§ DATA PROVIDED:
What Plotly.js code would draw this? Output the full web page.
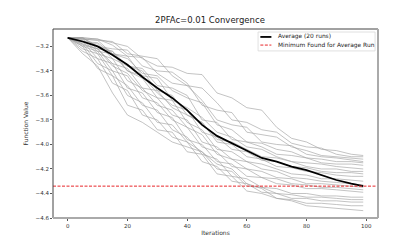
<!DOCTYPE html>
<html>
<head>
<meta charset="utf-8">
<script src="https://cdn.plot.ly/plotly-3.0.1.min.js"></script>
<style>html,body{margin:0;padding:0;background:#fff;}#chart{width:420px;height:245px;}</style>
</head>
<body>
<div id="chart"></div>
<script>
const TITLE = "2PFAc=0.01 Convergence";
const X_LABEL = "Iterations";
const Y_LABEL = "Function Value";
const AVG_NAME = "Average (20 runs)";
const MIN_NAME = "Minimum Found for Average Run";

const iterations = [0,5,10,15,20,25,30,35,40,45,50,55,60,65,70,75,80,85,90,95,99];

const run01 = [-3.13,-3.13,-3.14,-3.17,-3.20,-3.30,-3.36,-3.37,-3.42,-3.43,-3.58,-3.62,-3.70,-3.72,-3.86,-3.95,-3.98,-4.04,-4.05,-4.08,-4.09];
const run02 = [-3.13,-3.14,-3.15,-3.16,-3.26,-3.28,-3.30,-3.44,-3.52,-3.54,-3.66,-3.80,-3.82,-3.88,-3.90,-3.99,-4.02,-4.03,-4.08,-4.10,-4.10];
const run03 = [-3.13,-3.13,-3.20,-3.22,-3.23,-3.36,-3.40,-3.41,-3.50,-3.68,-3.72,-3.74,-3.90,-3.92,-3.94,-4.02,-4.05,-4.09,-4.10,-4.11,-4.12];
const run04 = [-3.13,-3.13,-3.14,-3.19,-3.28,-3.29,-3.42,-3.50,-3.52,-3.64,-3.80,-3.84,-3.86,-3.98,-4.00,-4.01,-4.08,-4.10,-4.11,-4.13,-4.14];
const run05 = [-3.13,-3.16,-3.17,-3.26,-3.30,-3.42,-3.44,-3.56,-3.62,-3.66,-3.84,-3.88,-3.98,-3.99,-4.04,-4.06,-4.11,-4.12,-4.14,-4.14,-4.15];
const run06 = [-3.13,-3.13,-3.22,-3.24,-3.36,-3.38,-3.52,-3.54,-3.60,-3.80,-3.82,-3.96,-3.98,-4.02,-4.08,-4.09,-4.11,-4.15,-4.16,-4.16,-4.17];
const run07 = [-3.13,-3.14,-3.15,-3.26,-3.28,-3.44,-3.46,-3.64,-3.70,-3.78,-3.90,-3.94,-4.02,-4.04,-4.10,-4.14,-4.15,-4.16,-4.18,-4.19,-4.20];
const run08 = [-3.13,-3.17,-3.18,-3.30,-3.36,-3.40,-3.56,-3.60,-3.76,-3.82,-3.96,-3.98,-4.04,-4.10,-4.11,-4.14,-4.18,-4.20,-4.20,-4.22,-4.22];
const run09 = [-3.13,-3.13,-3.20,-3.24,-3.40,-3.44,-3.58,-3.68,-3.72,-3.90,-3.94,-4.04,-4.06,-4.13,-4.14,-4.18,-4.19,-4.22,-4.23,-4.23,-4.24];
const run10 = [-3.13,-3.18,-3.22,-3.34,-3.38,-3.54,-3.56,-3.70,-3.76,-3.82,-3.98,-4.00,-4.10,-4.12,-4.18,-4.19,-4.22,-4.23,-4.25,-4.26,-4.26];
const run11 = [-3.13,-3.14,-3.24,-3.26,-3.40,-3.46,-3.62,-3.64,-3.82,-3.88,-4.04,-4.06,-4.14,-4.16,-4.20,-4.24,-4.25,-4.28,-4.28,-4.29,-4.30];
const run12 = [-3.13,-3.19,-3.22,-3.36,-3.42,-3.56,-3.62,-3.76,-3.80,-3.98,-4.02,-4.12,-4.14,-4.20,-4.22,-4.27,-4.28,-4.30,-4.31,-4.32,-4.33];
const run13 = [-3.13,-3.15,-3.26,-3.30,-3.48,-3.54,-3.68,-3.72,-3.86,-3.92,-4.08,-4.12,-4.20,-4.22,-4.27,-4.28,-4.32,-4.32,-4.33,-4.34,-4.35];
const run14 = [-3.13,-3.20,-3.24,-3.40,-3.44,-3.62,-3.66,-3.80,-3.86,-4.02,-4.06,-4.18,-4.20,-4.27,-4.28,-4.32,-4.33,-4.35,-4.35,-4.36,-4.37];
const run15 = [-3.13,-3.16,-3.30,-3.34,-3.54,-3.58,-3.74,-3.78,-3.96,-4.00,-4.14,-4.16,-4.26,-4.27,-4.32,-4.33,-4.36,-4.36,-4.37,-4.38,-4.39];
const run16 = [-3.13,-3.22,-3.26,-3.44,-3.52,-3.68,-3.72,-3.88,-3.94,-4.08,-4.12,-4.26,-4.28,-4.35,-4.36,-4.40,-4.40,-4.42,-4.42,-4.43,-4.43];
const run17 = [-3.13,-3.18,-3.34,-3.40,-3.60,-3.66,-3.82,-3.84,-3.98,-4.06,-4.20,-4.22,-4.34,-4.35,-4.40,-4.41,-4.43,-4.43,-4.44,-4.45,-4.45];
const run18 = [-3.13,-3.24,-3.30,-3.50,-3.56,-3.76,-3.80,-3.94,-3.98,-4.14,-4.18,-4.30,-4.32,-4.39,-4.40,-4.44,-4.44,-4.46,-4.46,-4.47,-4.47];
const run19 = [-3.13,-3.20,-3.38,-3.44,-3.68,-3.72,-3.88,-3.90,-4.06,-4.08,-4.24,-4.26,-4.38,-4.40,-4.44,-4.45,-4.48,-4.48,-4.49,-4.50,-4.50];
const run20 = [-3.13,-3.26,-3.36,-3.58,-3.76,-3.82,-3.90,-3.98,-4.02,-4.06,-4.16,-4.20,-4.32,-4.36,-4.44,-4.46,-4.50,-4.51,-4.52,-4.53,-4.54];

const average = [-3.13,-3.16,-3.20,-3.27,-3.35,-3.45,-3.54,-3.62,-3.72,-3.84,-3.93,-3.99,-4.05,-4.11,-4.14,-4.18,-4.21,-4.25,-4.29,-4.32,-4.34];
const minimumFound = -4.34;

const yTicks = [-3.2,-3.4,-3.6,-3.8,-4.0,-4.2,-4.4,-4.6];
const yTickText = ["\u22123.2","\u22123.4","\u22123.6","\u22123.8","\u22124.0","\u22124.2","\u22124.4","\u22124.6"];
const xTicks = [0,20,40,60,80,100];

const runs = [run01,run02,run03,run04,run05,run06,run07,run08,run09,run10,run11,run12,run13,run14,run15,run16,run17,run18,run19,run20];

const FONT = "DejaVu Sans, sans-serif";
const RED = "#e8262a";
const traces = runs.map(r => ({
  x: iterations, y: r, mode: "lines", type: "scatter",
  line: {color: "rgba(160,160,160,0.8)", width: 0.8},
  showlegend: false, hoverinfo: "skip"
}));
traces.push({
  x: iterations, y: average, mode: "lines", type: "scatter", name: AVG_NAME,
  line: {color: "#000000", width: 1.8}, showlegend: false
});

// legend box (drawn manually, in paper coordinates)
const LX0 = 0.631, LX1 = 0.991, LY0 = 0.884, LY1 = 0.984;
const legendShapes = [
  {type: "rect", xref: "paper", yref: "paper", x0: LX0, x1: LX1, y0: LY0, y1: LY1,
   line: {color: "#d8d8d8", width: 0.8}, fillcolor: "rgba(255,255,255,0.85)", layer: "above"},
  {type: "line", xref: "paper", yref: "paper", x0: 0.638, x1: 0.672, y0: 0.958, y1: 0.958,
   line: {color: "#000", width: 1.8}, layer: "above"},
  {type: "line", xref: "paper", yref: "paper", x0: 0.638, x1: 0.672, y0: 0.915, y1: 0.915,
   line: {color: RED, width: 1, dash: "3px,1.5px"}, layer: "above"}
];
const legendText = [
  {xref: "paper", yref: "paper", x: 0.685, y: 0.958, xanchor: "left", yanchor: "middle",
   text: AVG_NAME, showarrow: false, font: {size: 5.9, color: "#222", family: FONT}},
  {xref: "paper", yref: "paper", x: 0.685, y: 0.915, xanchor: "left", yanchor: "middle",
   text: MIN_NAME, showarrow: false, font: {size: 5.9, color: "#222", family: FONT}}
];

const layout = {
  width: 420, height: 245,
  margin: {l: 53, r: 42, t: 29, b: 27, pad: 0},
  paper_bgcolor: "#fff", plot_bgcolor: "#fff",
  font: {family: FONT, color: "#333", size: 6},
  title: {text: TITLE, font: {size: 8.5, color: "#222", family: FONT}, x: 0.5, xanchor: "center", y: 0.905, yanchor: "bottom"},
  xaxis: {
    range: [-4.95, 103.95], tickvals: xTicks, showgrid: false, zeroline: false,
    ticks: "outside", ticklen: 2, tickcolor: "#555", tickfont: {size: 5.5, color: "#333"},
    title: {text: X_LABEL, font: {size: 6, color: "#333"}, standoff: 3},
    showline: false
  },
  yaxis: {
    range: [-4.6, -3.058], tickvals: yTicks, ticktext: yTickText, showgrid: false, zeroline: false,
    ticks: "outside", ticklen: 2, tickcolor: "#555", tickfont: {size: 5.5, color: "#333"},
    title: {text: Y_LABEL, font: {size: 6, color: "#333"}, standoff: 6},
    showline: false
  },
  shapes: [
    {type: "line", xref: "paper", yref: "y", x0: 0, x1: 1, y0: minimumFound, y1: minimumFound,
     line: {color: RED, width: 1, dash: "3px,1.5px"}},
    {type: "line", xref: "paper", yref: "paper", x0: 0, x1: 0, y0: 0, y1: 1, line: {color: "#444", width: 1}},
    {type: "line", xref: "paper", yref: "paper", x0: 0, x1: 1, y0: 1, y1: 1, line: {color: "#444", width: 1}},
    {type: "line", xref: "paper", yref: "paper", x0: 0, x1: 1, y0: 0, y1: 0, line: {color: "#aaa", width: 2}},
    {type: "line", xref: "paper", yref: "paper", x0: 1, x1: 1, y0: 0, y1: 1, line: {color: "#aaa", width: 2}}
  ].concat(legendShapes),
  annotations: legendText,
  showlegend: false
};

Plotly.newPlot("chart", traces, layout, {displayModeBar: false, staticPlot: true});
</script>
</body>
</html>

§ EXERCISE DIRECTIONS: Omit the pictures, then repeat exactly each line from the beginning of the listing through the line with "Found for Average".

§ ANSWER TO THIS TASK:
What Plotly.js code would draw this? Output the full web page.
<!DOCTYPE html>
<html>
<head>
<meta charset="utf-8">
<script src="https://cdn.plot.ly/plotly-3.0.1.min.js"></script>
<style>html,body{margin:0;padding:0;background:#fff;}#chart{width:420px;height:245px;}</style>
</head>
<body>
<div id="chart"></div>
<script>
const TITLE = "2PFAc=0.01 Convergence";
const X_LABEL = "Iterations";
const Y_LABEL = "Function Value";
const AVG_NAME = "Average (20 runs)";
const MIN_NAME = "Minimum Found for Average Run";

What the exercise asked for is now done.